The following chapter “Almost Always: Influence, Ecstasy and Architectural Imagination in The Spell” analyses the complicated relationship between permanence and transience, in Hollinghurst’s 1998 novel. Johnson considers the visual associations between Hollinghurst’s The Spell, Marcel Proust’s Swann’s Way (1913) and Evelyn Waugh’s Brideshead Revisited (1945). Within these novels, Johnson considers each protagonist’s vital memories of rooms, spaces and architecture. He posits that Proust, Waugh and Hollinghurst each offset a solid material structure, symbolic of permanence, against the more fluid and transient medium of light through which it is seen. He asserts that in all three texts the vitality of each structure is primarily defined by it’s insistence of reaching a viewer through space and time. This chapter is an intriguing mediation on an especially vital mixture of permanent and transient textures in “modern gay writing”. Moreover, here Johnson posits that both transience and permanence can be visual tropes in themselves that are used by writers to evoke an image’s vitality.

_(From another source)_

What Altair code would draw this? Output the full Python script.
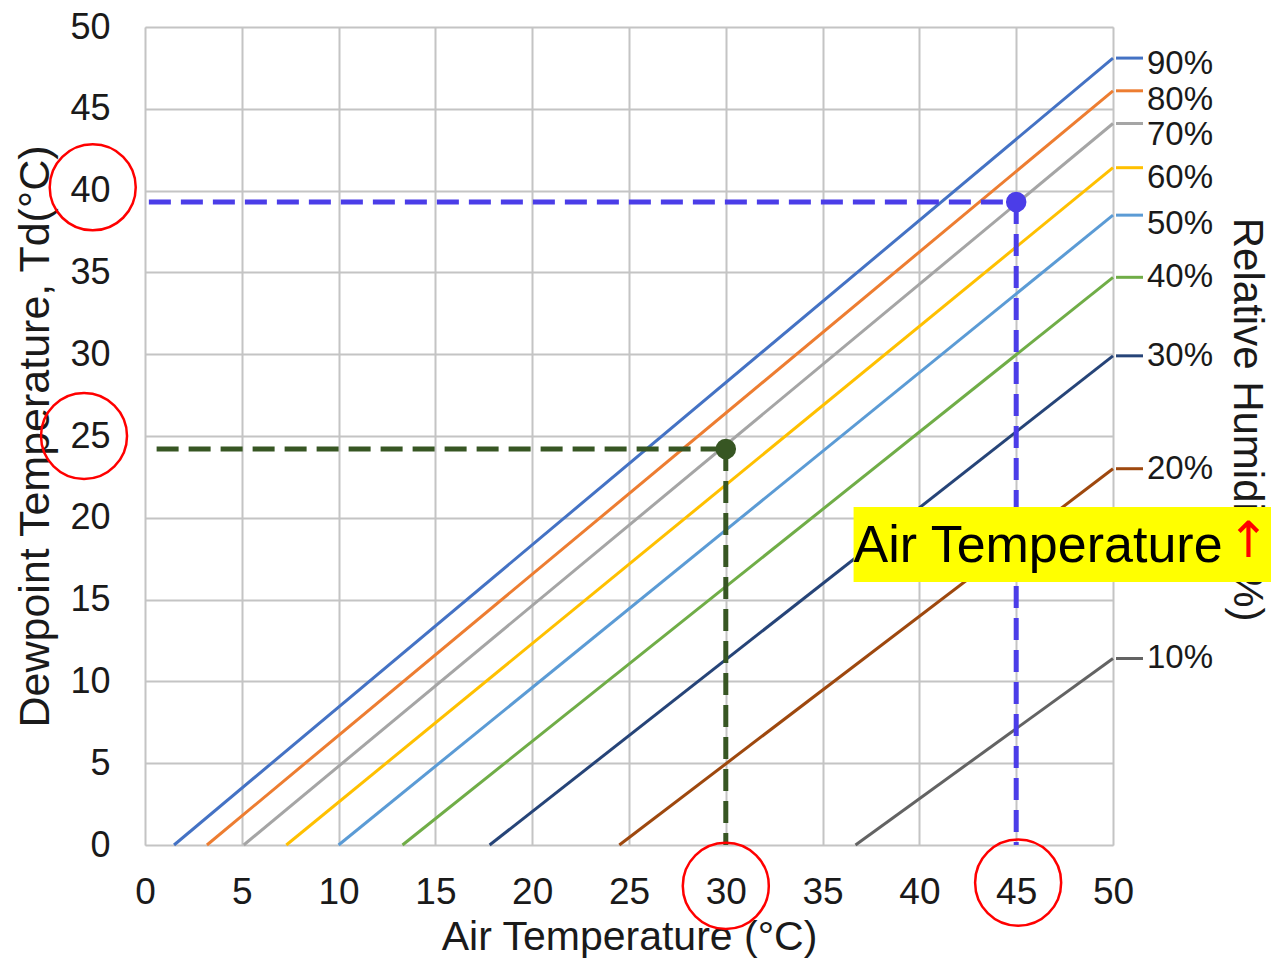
import altair as alt
import pandas as pd

# ---- data ----
rh_labels = ["90%", "80%", "70%", "60%", "50%", "40%", "30%", "20%", "10%"]
start_x = [1.5, 3.2, 5.1, 7.3, 10.0, 13.3, 17.8, 24.5, 36.7]   # air temp where dewpoint = 0
end_y = [48.1, 46.1, 44.1, 41.4, 38.5, 34.7, 29.9, 23.0, 11.4]  # dewpoint at air temp = 50
colors = ["#4472C4", "#ED7D31", "#A5A5A5", "#FFC000", "#5B9BD5",
          "#70AD47", "#264478", "#9E480E", "#636363"]
x_ticks = [0, 5, 10, 15, 20, 25, 30, 35, 40, 45, 50]
y_ticks = [0, 5, 10, 15, 20, 25, 30, 35, 40, 45, 50]

# label nudges (pixels) so the right-hand labels do not collide
label_dy = [6, 9, 11, 10, 9, 0, 0, 0, 0]

blue_pt = {"x": 45.0, "y": 39.3, "x0": 0.2}
green_pt = {"x": 30.0, "y": 24.2, "x0": 0.6}

circle_x = [-2.7, -3.15, 30.0, 45.1]
circle_y = [40.2, 25.0, -2.5, -2.3]

FONT = "Liberation Sans"
TXT = "#1a1a1a"

rows = []
for lab, sx, ey in zip(rh_labels, start_x, end_y):
    rows.append({"rh": lab, "x": sx, "y": 0.0})
    rows.append({"rh": lab, "x": 50.0, "y": ey})
lines_df = pd.DataFrame(rows)
ends_df = pd.DataFrame({"rh": rh_labels, "x": [50.0] * len(rh_labels), "y": end_y})

xscale = alt.Scale(domain=[0, 50], nice=False)
yscale = alt.Scale(domain=[0, 50], nice=False)
cscale = alt.Scale(domain=rh_labels, range=colors)

x_axis = alt.Axis(values=x_ticks, title="Air Temperature (°C)", labelFontSize=37,
                  titleFontSize=41, tickSize=0, ticks=False, labelPadding=29,
                  titlePadding=7, domain=False, gridColor="#c4c4c4", gridWidth=2,
                  labelColor=TXT, titleColor=TXT, labelFont=FONT, titleFont=FONT,
                  titleFontWeight="normal", labelFlush=False)
y_axis = alt.Axis(values=y_ticks, title="Dewpoint Temperature, Td(°C)", labelFontSize=36,
                  titleFontSize=43, tickSize=0, ticks=False, labelPadding=35,
                  titlePadding=12, domain=False, gridColor="#c4c4c4", gridWidth=2,
                  labelColor=TXT, titleColor=TXT, labelFont=FONT, titleFont=FONT,
                  titleFontWeight="normal", labelFlush=False)

lines = alt.Chart(lines_df).mark_line(strokeWidth=3).encode(
    x=alt.X("x:Q", scale=xscale, axis=x_axis),
    y=alt.Y("y:Q", scale=yscale, axis=y_axis),
    color=alt.Color("rh:N", scale=cscale, legend=None),
    detail="rh:N",
)

dashes = alt.Chart(ends_df).mark_rule(strokeWidth=3, xOffset=3, x2Offset=30).encode(
    x=alt.X("x:Q", scale=xscale),
    x2="x:Q",
    y=alt.Y("y:Q", scale=yscale),
    color=alt.Color("rh:N", scale=cscale, legend=None),
)

label_layers = []
for lab, ey, d in zip(rh_labels, end_y, label_dy):
    label_layers.append(
        alt.Chart(pd.DataFrame({"x": [50.0], "y": [ey], "t": [lab]})).mark_text(
            align="left", baseline="middle", dx=34, dy=d, fontSize=33, font=FONT, color=TXT
        ).encode(x=alt.X("x:Q", scale=xscale), y=alt.Y("y:Q", scale=yscale), text="t:N")
    )

right_title = alt.Chart(pd.DataFrame({"x": [56.9], "y": [26.0],
                                      "t": ["Relative Humidity (%)"]})).mark_text(
    angle=90, align="center", baseline="middle", fontSize=42, font=FONT, color=TXT
).encode(x=alt.X("x:Q", scale=xscale), y=alt.Y("y:Q", scale=yscale), text="t:N")

def guide(pt, color):
    h = alt.Chart(pd.DataFrame({"x": [pt["x0"]], "x2": [pt["x"]], "y": [pt["y"]]})).mark_rule(
        color=color, strokeWidth=5, strokeDash=[22, 10]).encode(
        x=alt.X("x:Q", scale=xscale), x2="x2:Q", y=alt.Y("y:Q", scale=yscale))
    v = alt.Chart(pd.DataFrame({"x": [pt["x"]], "y": [pt["y"]], "y2": [0.0]})).mark_rule(
        color=color, strokeWidth=5, strokeDash=[22, 10]).encode(
        x=alt.X("x:Q", scale=xscale), y=alt.Y("y:Q", scale=yscale), y2="y2:Q")
    d = alt.Chart(pd.DataFrame({"x": [pt["x"]], "y": [pt["y"]]})).mark_point(
        filled=True, size=420, color=color, opacity=1).encode(
        x=alt.X("x:Q", scale=xscale), y=alt.Y("y:Q", scale=yscale))
    return h + v + d

blue = guide(blue_pt, "#4B3DE8")
green = guide(green_pt, "#375623")

circles = alt.Chart(pd.DataFrame({"x": circle_x, "y": circle_y})).mark_point(
    shape="circle", filled=False, size=7400, color="#FF0000", strokeWidth=2.5, opacity=1
).encode(x=alt.X("x:Q", scale=xscale), y=alt.Y("y:Q", scale=yscale))

box = alt.Chart(pd.DataFrame({"x": [36.6], "x2": [58.8], "y": [20.66], "y2": [16.08]})).mark_rect(
    color="#FFFF00").encode(x=alt.X("x:Q", scale=xscale), x2="x2:Q",
                            y=alt.Y("y:Q", scale=yscale), y2="y2:Q")
box_text = alt.Chart(pd.DataFrame({"x": [36.6], "y": [18.3], "t": ["Air Temperature"]})).mark_text(
    align="left", baseline="middle", fontSize=52, font=FONT, color="#000000"
).encode(x=alt.X("x:Q", scale=xscale), y=alt.Y("y:Q", scale=yscale), text="t:N")
arrow = alt.Chart(pd.DataFrame({"x": [57.0], "y": [18.5], "t": ["↑"]})).mark_text(
    align="center", baseline="middle", fontSize=50, font="DejaVu Sans", color="#FF0000"
).encode(x=alt.X("x:Q", scale=xscale), y=alt.Y("y:Q", scale=yscale), text="t:N")

chart = alt.layer(
    lines, dashes, *label_layers, right_title, green, blue, circles, box, box_text, arrow
).properties(
    width=968, height=818,
    autosize=alt.AutoSizeParams(type="none"),
    padding={"left": 137, "top": 19, "right": 158, "bottom": 118},
).configure_view(stroke="#000000", strokeWidth=2).configure(background="white")

chart.save("out.html", embed_options={"renderer": "svg", "actions": False})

Johnson’s fifth and sixth chapters each focus on the visual trope of the “image of the author”. “Image, Text and Popular Press in The Line of Beauty” focuses on Hollinghurst’s 2004 Booker Prize winning novel. Particularly, he links this work with the late-Victorian periodical The Yellow Book (1894-1897). Specifically, Johnson considers Hollinghurst’s interest with the image of Henry James. Johnson demonstrates that the image of James circulates throughout The Line of Beauty and comes to shape Hollinghurst’s narrator Nick Guest’s aesthetic awareness more than the substance of James’ fiction, much like the image of the fictional author Paraday does in James’ own short story “The Death of The Lion” (published in The Yellow Book in 1894) which is also studied in this chapter. Johnson uses this connection between Hollinghurst and James to claim that the commercial creation and circulation of images is not a purely an economic phenomenon, but also possesses an aesthetic creative potential.

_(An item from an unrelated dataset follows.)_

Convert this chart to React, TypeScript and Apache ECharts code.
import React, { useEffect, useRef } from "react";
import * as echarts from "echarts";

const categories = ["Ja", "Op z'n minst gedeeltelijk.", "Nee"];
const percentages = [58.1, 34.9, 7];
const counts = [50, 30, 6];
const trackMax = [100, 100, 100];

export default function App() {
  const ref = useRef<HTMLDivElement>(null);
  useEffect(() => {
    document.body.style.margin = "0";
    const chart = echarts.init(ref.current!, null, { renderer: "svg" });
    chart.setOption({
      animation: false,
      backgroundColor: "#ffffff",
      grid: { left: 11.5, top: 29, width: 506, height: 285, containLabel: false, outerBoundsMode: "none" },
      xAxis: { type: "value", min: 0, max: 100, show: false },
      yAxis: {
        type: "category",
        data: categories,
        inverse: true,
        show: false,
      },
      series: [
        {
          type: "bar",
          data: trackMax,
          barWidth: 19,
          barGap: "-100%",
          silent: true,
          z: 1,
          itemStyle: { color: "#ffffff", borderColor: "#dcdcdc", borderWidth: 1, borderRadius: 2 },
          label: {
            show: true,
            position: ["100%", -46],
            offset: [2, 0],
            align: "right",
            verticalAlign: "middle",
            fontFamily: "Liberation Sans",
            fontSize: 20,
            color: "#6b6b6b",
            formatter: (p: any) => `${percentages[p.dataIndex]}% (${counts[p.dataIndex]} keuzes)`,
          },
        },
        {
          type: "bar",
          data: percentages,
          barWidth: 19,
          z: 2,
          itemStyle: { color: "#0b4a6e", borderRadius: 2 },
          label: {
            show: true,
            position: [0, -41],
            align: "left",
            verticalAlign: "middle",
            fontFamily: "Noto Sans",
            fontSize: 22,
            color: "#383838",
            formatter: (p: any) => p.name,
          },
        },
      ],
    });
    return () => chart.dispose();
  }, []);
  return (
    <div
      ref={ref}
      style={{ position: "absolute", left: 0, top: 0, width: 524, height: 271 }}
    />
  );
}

Johnson’s final chapter “The Latterday Sortes Virgilianae: Confirmation Bias and the Image of the Poet in The Stranger’s Child” ends with an analysis of Hollinghurst’s most recent novel. The Stranger’s Child (2011) begins on an Edwardian weekend at the Swales’ country home as George Swale comes down from Cambridge with his peer and lover, the burgeoning poet Cecil Valance. The majority of the novel is set years after this weekend as relatives of both men, academics, teachers and literary biographers each construct differing images of Cecil. Johnson argues that the image of this author is constructed by “confirmation bias” as each character “creatively supports [his or her own] impressions of the literary past” and that subsequently “Cecil Valance is not merely distorted, but begins to take on a new, vital presence that the person Cecil never was”. Ultimately, this chapter demonstrates how Hollinghurst’s evocation of the Edwardian period is not so much a fixed historical entity as a series of vital images which are created in the act of looking back.

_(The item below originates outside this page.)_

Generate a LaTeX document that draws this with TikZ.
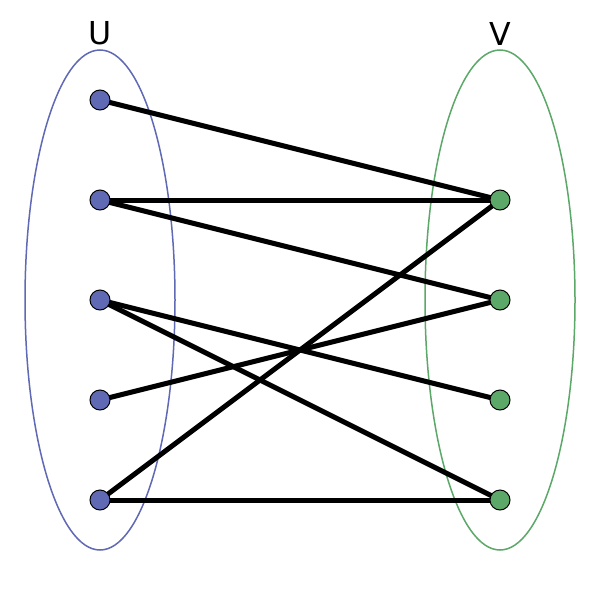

This sentiment is synoptic of The Vitality of Influence’s relevance to Edwardian scholars and literary and historical scholarship more broadly. Johnson’s work demonstrates that the past asserts itself through, while simultaneously being formed by, a series of vital images. He proves that these elements of the past are not fixed as in a historical text book, but are fluid and vitalised by those that employ them. Johnson subsequently offers a compelling argument that literary influence is a central and embedded element within our relationship with “the visual images of the aesthetic past”. However, scholars interested in specific homosexual literary engagements with the Edwardian period and its place in our visual heritage may find Johnson’s work at times lacking. The Vitality of Influence draws on a series of works that emerge from the late-Victorian aesthetic tradition, and which regularly feature in analyses of British homosexual literature. Yet, despite being confidently, and many would argue correctly, labeled as “modern gay writing” Johnson does not directly deal with the question of why these are works of homosexual literature, and subsequently, how the images contained within are particularly demonstrative of an aesthetic homosexual tradition. These are several of the key concerns which a study of Hollinghurst’s place in the tradition of “modern gay writing” will be expected tackle head-on.
Having said this, the intervention that Johnson’s study does offer to our understanding of literary influence, its relationship with textual imagery and the visualisation of this within Hollinghurst’s work is rich, thought-provoking and timely. Alan Hollinghurst and the Vitality of Influence concerns itself as much with the particular vital images that populate “modern gay writing”, as with mapping the unique methods with which images move through generations of texts. Bloom’s “anxiety of influence” model is challenged and extended as a more collaborative and aesthetic tradition of influence emerges which places the text, and not the author, on centre-stage. As such, Johnson has not only produced an important inaugural study of a significant contemporary British writer but a work which asks us to consider with fresh eyes the particular vital images we hold of the past and question how they have reached us. Doing so, Johnson’s book promises, will prove enlightening, satisfyingly complex and immensely productive.
Jack Sargent, August 2015 [Jack Sargent is PhD student at the University of Exeter, mainly researching British homosexual literature and culture 1870 to present day. His PhD focuses on the aesthetic, emotive and cultural significance of time passing, memory, nostalgia and ageing within male homosexual literature in the period.]